1975 Senate investigation that exposed decades of illegal intelligence agency activities
The Church Committee was a U.S. Senate select committee chaired by Senator Frank Church of Idaho that investigated abuses by the CIA, NSA, FBI, and IRS from 1975 to 1976. The committee's 14 reports documented systematic illegal activities by intelligence agencies, including assassination plots against foreign leaders, mass surveillance of American citizens, infiltration and disruption of domestic political organizations, and experimentation on unwitting human subjects.
The committee's findings were explosive. The CIA had plotted to assassinate Fidel Castro, Patrice Lumumba, Rafael Trujillo, and other foreign leaders. The FBI had conducted COINTELPRO operations against civil rights leaders, antiwar groups, and other domestic organizations. The NSA had intercepted the communications of American citizens without warrants. The CIA had conducted MKUltra experiments on unwitting subjects. The IRS had shared taxpayer information with intelligence agencies for political purposes.

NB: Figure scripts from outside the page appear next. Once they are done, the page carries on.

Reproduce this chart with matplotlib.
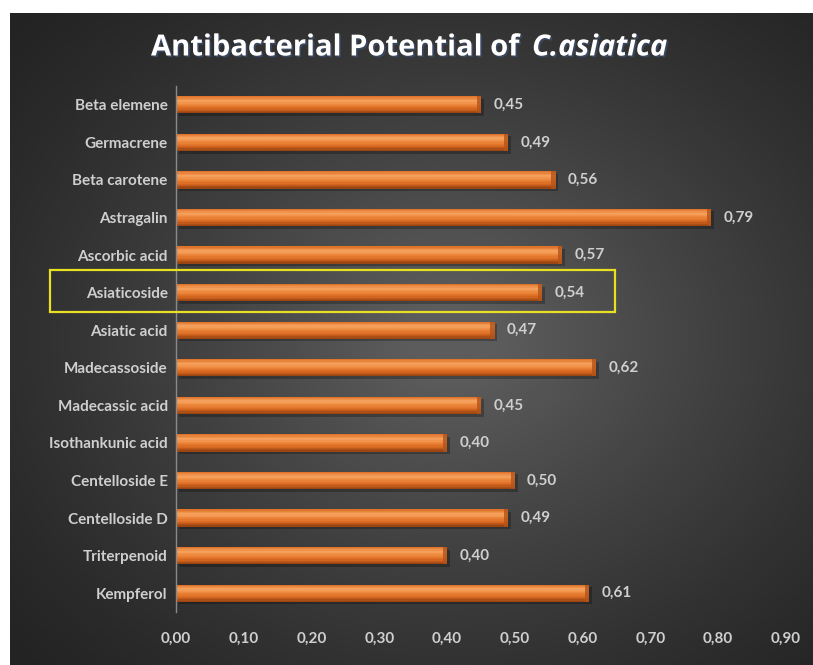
import numpy as np
import matplotlib
matplotlib.use("Agg")
from matplotlib import pyplot as plt
from matplotlib.colors import LinearSegmentedColormap
from matplotlib.patches import Rectangle
import matplotlib.patheffects as pe

# data (top to bottom as in the picture)
compostos = ["Beta elemene", "Germacrene", "Beta carotene", "Astragalin",
             "Ascorbic acid", "Asiaticoside", "Asiatic acid", "Madecassoside",
             "Madecassic acid", "Isothankunic acid", "Centelloside E",
             "Centelloside D", "Triterpenoid", "Kempferol"]
valores = [0.45, 0.49, 0.56, 0.79, 0.57, 0.54, 0.47, 0.62, 0.45, 0.40,
           0.50, 0.49, 0.40, 0.61]
destaque = "Asiaticoside"
ticks_x = [0.0, 0.1, 0.2, 0.3, 0.4, 0.5, 0.6, 0.7, 0.8, 0.9]

W, H = 813, 665
fig = plt.figure(figsize=(W / 100, H / 100), dpi=100, facecolor="white")

# fundo escuro com gradiente radial
bg = fig.add_axes([10 / W, 0, 803 / W, 652 / H])
yy, xx = np.mgrid[0:1:300j, 0:1:360j]
r = np.sqrt(((xx - 0.55) / 0.75) ** 2 + ((yy - 0.5) / 0.75) ** 2)
shade = np.clip(1 - r, 0, 1) ** 1.3
cmap_bg = LinearSegmentedColormap.from_list("bg", ["#232323", "#5c5c5c"])
bg.imshow(shade, cmap=cmap_bg, aspect="auto", extent=(0, 1, 0, 1), vmin=0, vmax=0.9)
bg.set_axis_off()

ax = fig.add_axes([176 / W, 1 - 612 / H, 610 / W, 526 / H])
ax.patch.set_alpha(0)

cmap_bar = LinearSegmentedColormap.from_list(
    "bar", [(0, "#e0742a"), (0.25, "#f7a562"), (0.45, "#ee8a3e"),
            (0.75, "#d8681f"), (1, "#9a4512")])
h = 0.46
n = 14
pos = np.arange(len(compostos))

# sombra
ax.barh(pos + 0.07, valores, height=h, left=0.004, color="black", alpha=0.25, zorder=1)
for k in range(n):
    off = -h / 2 + (k + 0.5) * h / n
    ax.barh(pos + off, valores, height=h / n * 1.05, color=cmap_bar(k / (n - 1)),
            linewidth=0, zorder=2)
# tampa escura na ponta
ax.barh(pos, [0.006] * len(valores), left=np.array(valores) - 0.006, height=h,
        color="#b3541a", alpha=0.8, linewidth=0, zorder=3)

fonte = dict(color="#cfcfcf", fontsize=11, family="Lato", fontweight="bold")
for y, v in zip(pos, valores):
    ax.text(v + 0.018, y, f"{v:.2f}".replace(".", ","), va="center", ha="left", **fonte)

ax.set_xlim(0, 0.9)
ax.set_ylim(len(compostos) - 0.5, -0.5)
ax.set_yticks(pos)
ax.set_yticklabels(compostos, **fonte)
ax.set_xticks(ticks_x)
ax.set_xticklabels([f"{t:.2f}".replace(".", ",") for t in ticks_x], **fonte)
ax.tick_params(axis="y", length=0, pad=6)
ax.tick_params(axis="x", length=0, pad=14)
for s in ["top", "right", "bottom"]:
    ax.spines[s].set_visible(False)
ax.spines["left"].set_color("#8a8a8a")
ax.spines["left"].set_linewidth(1)

# caixa amarela em volta do destaque
i = compostos.index(destaque)
ax.add_patch(Rectangle((-0.186, i - 0.6), 0.834, 1.12, fill=False,
                       edgecolor="#e8e020", linewidth=1.6, clip_on=False, zorder=5))

# titulo
efeito = [pe.withSimplePatchShadow(offset=(1.2, -1.2), shadow_rgbFace="#3a4a66", alpha=0.9)]
fig.text(527 / W, 1 - 48 / H, "Antibacterial Potential of ", ha="right", va="center",
         color="white", fontsize=21, fontweight="bold", family="Open Sans",
         path_effects=efeito)
fig.text(532 / W, 1 - 48 / H, "C.asiatica", ha="left", va="center",
         color="white", fontsize=21, fontweight="bold", fontstyle="italic",
         family="Open Sans", path_effects=efeito)

fig.savefig("out.png", dpi=100, facecolor="white")
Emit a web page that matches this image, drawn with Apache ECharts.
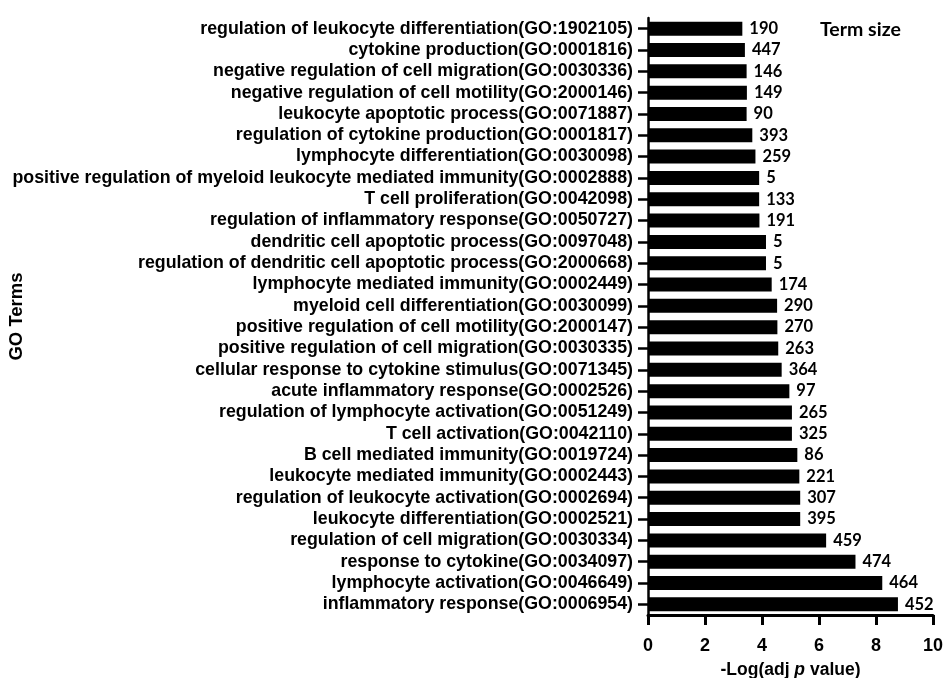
<!DOCTYPE html>
<html>
<head>
<meta charset="utf-8">
<script src="https://cdn.jsdelivr.net/npm/echarts@6/dist/echarts.min.js"></script>
<style>
  html, body { margin: 0; padding: 0; background: #fff; }
  #chart { width: 943px; height: 678px; }
</style>
</head>
<body>
<div id="chart"></div>
<script>
// GO terms, listed top to bottom
const goTerms = [
  'regulation of leukocyte differentiation(GO:1902105)',
  'cytokine production(GO:0001816)',
  'negative regulation of cell migration(GO:0030336)',
  'negative regulation of cell motility(GO:2000146)',
  'leukocyte apoptotic process(GO:0071887)',
  'regulation of cytokine production(GO:0001817)',
  'lymphocyte differentiation(GO:0030098)',
  'positive regulation of myeloid leukocyte mediated immunity(GO:0002888)',
  'T cell proliferation(GO:0042098)',
  'regulation of inflammatory response(GO:0050727)',
  'dendritic cell apoptotic process(GO:0097048)',
  'regulation of dendritic cell apoptotic process(GO:2000668)',
  'lymphocyte mediated immunity(GO:0002449)',
  'myeloid cell differentiation(GO:0030099)',
  'positive regulation of cell motility(GO:2000147)',
  'positive regulation of cell migration(GO:0030335)',
  'cellular response to cytokine stimulus(GO:0071345)',
  'acute inflammatory response(GO:0002526)',
  'regulation of lymphocyte activation(GO:0051249)',
  'T cell activation(GO:0042110)',
  'B cell mediated immunity(GO:0019724)',
  'leukocyte mediated immunity(GO:0002443)',
  'regulation of leukocyte activation(GO:0002694)',
  'leukocyte differentiation(GO:0002521)',
  'regulation of cell migration(GO:0030334)',
  'response to cytokine(GO:0034097)',
  'lymphocyte activation(GO:0046649)',
  'inflammatory response(GO:0006954)'
];

// -Log(adj p value) for each term
const negLogAdjP = [
  3.31, 3.40, 3.46, 3.47, 3.46, 3.66, 3.77, 3.90, 3.90, 3.91,
  4.14, 4.14, 4.34, 4.53, 4.54, 4.57, 4.69, 4.96, 5.05, 5.05,
  5.24, 5.31, 5.34, 5.34, 6.25, 7.28, 8.22, 8.77
];

// number of genes annotated to each term
const termSize = [
  190, 447, 146, 149, 90, 393, 259, 5, 133, 191,
  5, 5, 174, 290, 270, 263, 364, 97, 265, 325,
  86, 221, 307, 395, 459, 474, 464, 452
];

// x axis ticks
const xTicks = [0, 2, 4, 6, 8, 10];

const chart = echarts.init(document.getElementById('chart'), null, { renderer: 'canvas' });

const axisFont = 'Liberation Sans, Arial, sans-serif';
const sizeFont = 'Lato, "Open Sans", sans-serif';

chart.setOption({
  animation: false,
  backgroundColor: '#ffffff',
  title: {
    text: 'Term size',
    left: 815,
    top: 15,
    textStyle: { fontFamily: sizeFont, fontWeight: 'bold', fontSize: 19.5, color: '#000' }
  },
  grid: { left: 648, right: 10, top: 18, bottom: 63, containLabel: false, outerBoundsMode: 'none' },
  xAxis: {
    type: 'value',
    min: xTicks[0],
    max: xTicks[xTicks.length - 1],
    interval: xTicks[1] - xTicks[0],
    splitLine: { show: false },
    axisLine: { show: true, lineStyle: { color: '#000', width: 3 } },
    axisTick: { show: true, inside: false, length: 10, lineStyle: { color: '#000', width: 3 } },
    axisLabel: { color: '#000', fontFamily: axisFont, fontWeight: 'bold', fontSize: 18, margin: 22 },
    name: '{a|-Log(adj }{i|p}{a| value)}',
    nameLocation: 'middle',
    nameGap: 46,
    nameMoveOverlap: false,
    nameTextStyle: {
      rich: {
        a: { fontFamily: axisFont, fontWeight: 'bold', fontSize: 17.5, color: '#000' },
        i: { fontFamily: axisFont, fontWeight: 'bold', fontStyle: 'italic', fontSize: 17.5, color: '#000' }
      }
    }
  },
  yAxis: {
    type: 'category',
    data: goTerms,
    inverse: true,
    axisLine: { show: true, lineStyle: { color: '#000', width: 2.5 } },
    axisTick: { show: true, inside: false, alignWithLabel: true, length: 10, lineStyle: { color: '#000', width: 2.5 } },
    axisLabel: { color: '#000', fontFamily: axisFont, fontWeight: 'bold', fontSize: 17.8, margin: 15, interval: 0 },
    name: 'GO Terms',
    nameLocation: 'middle',
    nameRotate: 90,
    nameGap: 622,
    nameMoveOverlap: false,
    nameTextStyle: { fontFamily: axisFont, fontWeight: 'bold', fontSize: 18.5, color: '#000' }
  },
  series: [{
    type: 'bar',
    data: negLogAdjP,
    barWidth: 14,
    itemStyle: { color: '#000' },
    label: {
      show: true,
      position: 'right',
      distance: 7,
      formatter: p => String(termSize[p.dataIndex]),
      fontFamily: sizeFont,
      fontWeight: 'bold',
      fontSize: 16.5,
      color: '#000'
    }
  }]
});
</script>
</body>
</html>
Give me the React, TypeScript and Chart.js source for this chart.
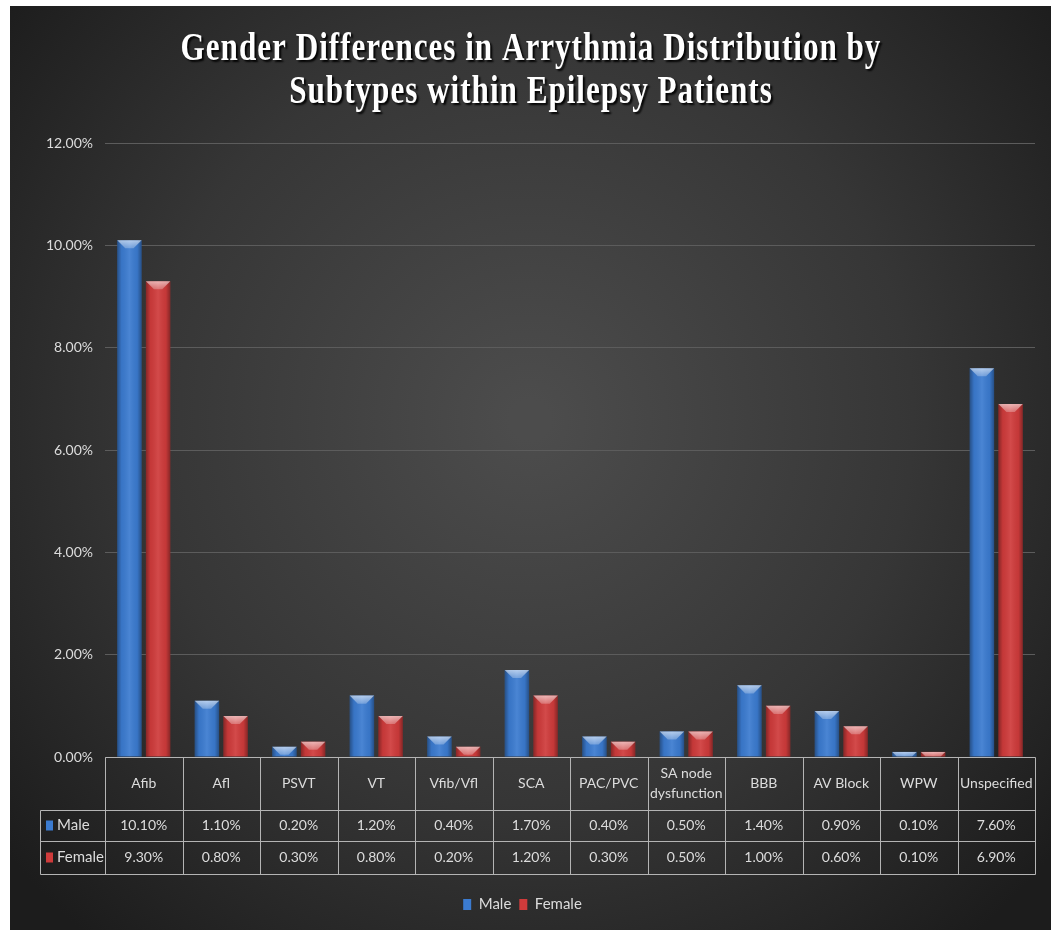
import React, { useEffect, useRef } from "react";
import { Chart, registerables } from "chart.js";

Chart.register(...registerables);

const titleLines = ["Gender Differences in Arrythmia Distribution by", "Subtypes within Epilepsy Patients"];
const categories = ["Afib", "Afl", "PSVT", "VT", "Vfib/Vfl", "SCA", "PAC/PVC", "SA node\ndysfunction", "BBB", "AV Block", "WPW", "Unspecified"];
const seriesNames = ["Male", "Female"];
const maleValues = [10.1, 1.1, 0.2, 1.2, 0.4, 1.7, 0.4, 0.5, 1.4, 0.9, 0.1, 7.6];
const femaleValues = [9.3, 0.8, 0.3, 0.8, 0.2, 1.2, 0.3, 0.5, 1.0, 0.6, 0.1, 6.9];
const yMax = 12;
const yStep = 2;

const BLUE = "#3b7bd0";
const RED = "#cf3b3b";
const TEXT = "#dcdcdc";
const FONT = "Lato, 'Open Sans', sans-serif";

const bgPlugin = {
  id: "bgPlugin",
  beforeDraw(chart: any) {
    const { ctx, width, height } = chart;
    ctx.save();
    ctx.fillStyle = "#ffffff";
    ctx.fillRect(0, 0, width, height);
    const g = ctx.createRadialGradient(530, 420, 20, 530, 420, 680);
    g.addColorStop(0, "#4c4c4c");
    g.addColorStop(0.55, "#363636");
    g.addColorStop(1, "#1c1c1c");
    ctx.fillStyle = g;
    ctx.fillRect(10, 6, 1041, 924);
    // title
    ctx.font = `bold 38px 'Liberation Serif', 'Times New Roman', serif`;
    ctx.textAlign = "center";
    ctx.textBaseline = "middle";
    try { (ctx as any).letterSpacing = "1.2px"; } catch (e) {}
    const ys = [50, 93];
    titleLines.forEach((t, i) => {
      ctx.save();
      ctx.translate(531, ys[i]);
      ctx.scale(0.82, 1.05);
      ctx.shadowColor = "rgba(0,0,0,0.95)";
      ctx.shadowOffsetX = 2;
      ctx.shadowOffsetY = 2;
      ctx.shadowBlur = 2;
      ctx.fillStyle = "#ffffff";
      ctx.fillText(t, 0, 0);
      ctx.restore();
    });
    try { (ctx as any).letterSpacing = "0px"; } catch (e) {}
    ctx.restore();
  },
};

const barStylePlugin = {
  id: "barStyle",
  afterDatasetsDraw(chart: any) {
    const { ctx } = chart;
    ctx.save();
    chart.data.datasets.forEach((ds: any, di: number) => {
      const meta = chart.getDatasetMeta(di);
      meta.data.forEach((el: any) => {
        const { x, y, base, width } = el.getProps(["x", "y", "base", "width"], true);
        const x0 = x - width / 2;
        const x1 = x + width / 2;
        const h = base - y;
        if (h <= 0) return;
        const lg = ctx.createLinearGradient(x0, 0, x1, 0);
        lg.addColorStop(0, "rgba(0,0,0,0.35)");
        lg.addColorStop(0.18, "rgba(0,0,0,0.05)");
        lg.addColorStop(0.5, "rgba(255,255,255,0.08)");
        lg.addColorStop(0.82, "rgba(0,0,0,0.05)");
        lg.addColorStop(1, "rgba(0,0,0,0.35)");
        ctx.fillStyle = lg;
        ctx.fillRect(x0, y, width, h);
        const b = Math.min(width * 0.33, h);
        ctx.beginPath();
        ctx.moveTo(x0, y);
        ctx.lineTo(x1, y);
        ctx.lineTo(x1 - b, y + b);
        ctx.lineTo(x0 + b, y + b);
        ctx.closePath();
        const vg = ctx.createLinearGradient(0, y, 0, y + b);
        vg.addColorStop(0, "rgba(255,255,255,0.6)");
        vg.addColorStop(1, "rgba(255,255,255,0.25)");
        ctx.fillStyle = vg;
        ctx.fill();
      });
    });
    ctx.restore();
  },
};

const tablePlugin = {
  id: "dataTable",
  afterDraw(chart: any) {
    const { ctx, chartArea } = chart;
    const xs = chart.scales.x;
    const n = categories.length;
    const w = (xs.getPixelForValue(n - 1) - xs.getPixelForValue(0)) / (n - 1);
    const left = xs.getPixelForValue(0) - w / 2;
    const right = xs.getPixelForValue(n - 1) + w / 2;
    const top = chartArea.bottom;
    const hdrB = top + 53;
    const r1 = top + 84;
    const r2 = top + 117;
    const labelLeft = left - 65;
    const px = (v: number) => Math.round(v) + 0.5;
    ctx.save();
    ctx.strokeStyle = "#b4b4b4";
    ctx.lineWidth = 1;
    ctx.beginPath();
    ctx.moveTo(px(left), px(top));
    ctx.lineTo(px(right), px(top));
    [hdrB, r1, r2].forEach((yy) => {
      ctx.moveTo(px(labelLeft), px(yy));
      ctx.lineTo(px(right), px(yy));
    });
    for (let i = 0; i <= n; i++) {
      const xx = px(left + i * w);
      ctx.moveTo(xx, px(top));
      ctx.lineTo(xx, px(r2));
    }
    ctx.moveTo(px(labelLeft), px(hdrB));
    ctx.lineTo(px(labelLeft), px(r2));
    ctx.stroke();

    ctx.fillStyle = TEXT;
    ctx.font = `14px ${FONT}`;
    ctx.textAlign = "center";
    ctx.textBaseline = "middle";
    const hMid = (top + hdrB) / 2;
    categories.forEach((c, i) => {
      const cx = xs.getPixelForValue(i);
      const lines = c.split("\n");
      lines.forEach((ln, k) => {
        ctx.fillText(ln, cx, hMid + (k - (lines.length - 1) / 2) * 20);
      });
      ctx.fillText(maleValues[i].toFixed(2) + "%", cx, (hdrB + r1) / 2);
      ctx.fillText(femaleValues[i].toFixed(2) + "%", cx, (r1 + r2) / 2);
    });
    const rows = [
      { name: seriesNames[0], color: BLUE, mid: (hdrB + r1) / 2 },
      { name: seriesNames[1], color: RED, mid: (r1 + r2) / 2 },
    ];
    ctx.textAlign = "left";
    ctx.font = `15px ${FONT}`;
    rows.forEach((r) => {
      ctx.fillStyle = r.color;
      ctx.fillRect(labelLeft + 6, r.mid - 5, 7, 10);
      ctx.fillStyle = TEXT;
      ctx.fillText(r.name, labelLeft + 17, r.mid);
    });
    ctx.restore();
  },
};

export default function App() {
  const ref = useRef<HTMLCanvasElement | null>(null);
  useEffect(() => {
    if (!ref.current) return;
    const chart = new Chart(ref.current, {
      type: "bar",
      data: {
        labels: categories,
        datasets: [
          { label: seriesNames[0], data: maleValues, backgroundColor: BLUE, barPercentage: 0.85, categoryPercentage: 0.74 },
          { label: seriesNames[1], data: femaleValues, backgroundColor: RED, barPercentage: 0.85, categoryPercentage: 0.74 },
        ],
      },
      options: {
        responsive: false,
        animation: false,
        layout: { padding: { left: 10, right: 22, top: 143, bottom: 13 } },
        plugins: {
          title: { display: false },
          tooltip: { enabled: false },
          legend: {
            position: "bottom",
            labels: {
              color: TEXT,
              font: { family: FONT, size: 15 },
              boxWidth: 8,
              boxHeight: 11,
              padding: 8,
            },
          },
        },
        scales: {
          x: {
            grid: { display: false },
            border: { display: false },
            ticks: { display: false },
            afterFit: (s: any) => { s.height = 132; },
          },
          y: {
            min: 0,
            max: yMax,
            ticks: {
              stepSize: yStep,
              color: TEXT,
              font: { family: FONT, size: 14 },
              padding: 12,
              callback: (v: any) => Number(v).toFixed(2) + "%",
            },
            grid: { color: "#5c5c5c", drawTicks: false },
            border: { display: false },
            afterFit: (s: any) => { s.width = 95; },
          },
        },
      },
      plugins: [bgPlugin, barStylePlugin, tablePlugin],
    });
    return () => chart.destroy();
  }, []);
  return (
    <div style={{ position: "fixed", left: 0, top: 0, width: 1057, height: 935 }}>
      <canvas ref={ref} width={1057} height={935} />
    </div>
  );
}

The Church Committee led to significant reforms, including the Foreign Intelligence Surveillance Act (FISA), Executive Order 12333 banning assassinations, the creation of congressional intelligence oversight committees, and the establishment of the FISA Court. However, subsequent events — from Iran-Contra to the Snowden revelations — demonstrated that the intelligence community systematically circumvented or undermined these reforms. The Church Committee remains the most comprehensive public accounting of intelligence agency abuses in American history.